- Brian R. Bruce, Editor-in-Chief
To open our Winter issue we have Pagano’s examination of trading costs in Global Equity Markets. He identified recent patterns in institutional brokerage commissions, indirect trading costs, and trading activity determining concluding that transaction costs around the work have been falling for the past three years. Domowitz, Finkelshteyn, and Yegerman reviewed dark pool trading concluding that dark pool execution is beneficial, but the fragmentation of dark pool liquidity enabled through algorithmic trading has neither increased the ability to trade in large size nor reduced transaction costs relative to direct access to a periodic crossing mechanism. Next we have Lorenz and Österrieder who present model framework for limit driven orders which they believe can fruitfully combine order flow models with well-studied models for stock price processes and provides a step towards developing realistic, yet tractable models for complex limit order driven markets. Burns discusses a set of rules to follow when setting minimum volumes. He believes that while it is important for traders to obtain quantitative information such as drift and volume at risk, it is equally important for them to have a qualitative understanding of the economics and strategy of a given execution venue.

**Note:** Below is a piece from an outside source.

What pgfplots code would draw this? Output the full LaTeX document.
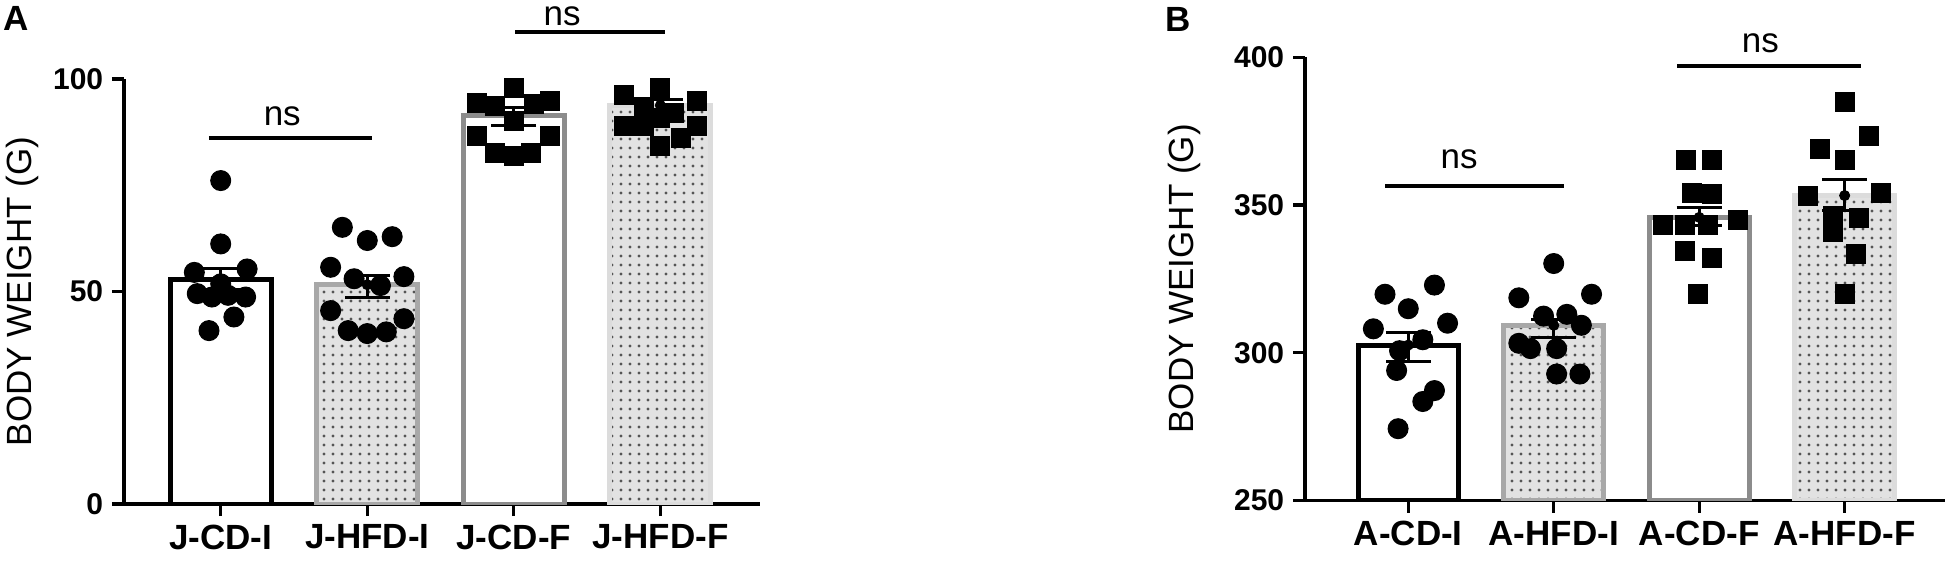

Francis, Harel, and Harpaz review the recent merger trends and joint ventures among major exchanges around the world and describe the associated innovations in electronic trading that incentivized exchange mergers. Next Plefler discusses FX settlement and CLS Bank International, the special purpose bank that is responsible for settling the vast majority of FX trades. Harris, Stoja, and Yilmax demonstrate that seasonality in trading strategy performance is attributable to seasonality in the conditional volatility of foreign exchange returns, and in the volatility of conditional volatility. Schack and Gawronski believe that the U.S. listed options market which has long been an opaque, protected club of sorts is in the midst of a transformation that will make it look more like its age-wizened, slower-growth, lower-margin uncle–the cash equities market. We conclude this issue with Chakravarty, Harris, and Wood who examine the impulse response path through which an information or liquidity shock reveals itself. They conclude that the NYSE book refreshes quickly.
As always, we welcome your submissions. Please encourage those you know who have good papers or have made good presentations on trading related subjects to submit them to us. Submission guidelines are included in this issue. We value your comments and suggestions so please email us at journals{at}investmentresearch.org.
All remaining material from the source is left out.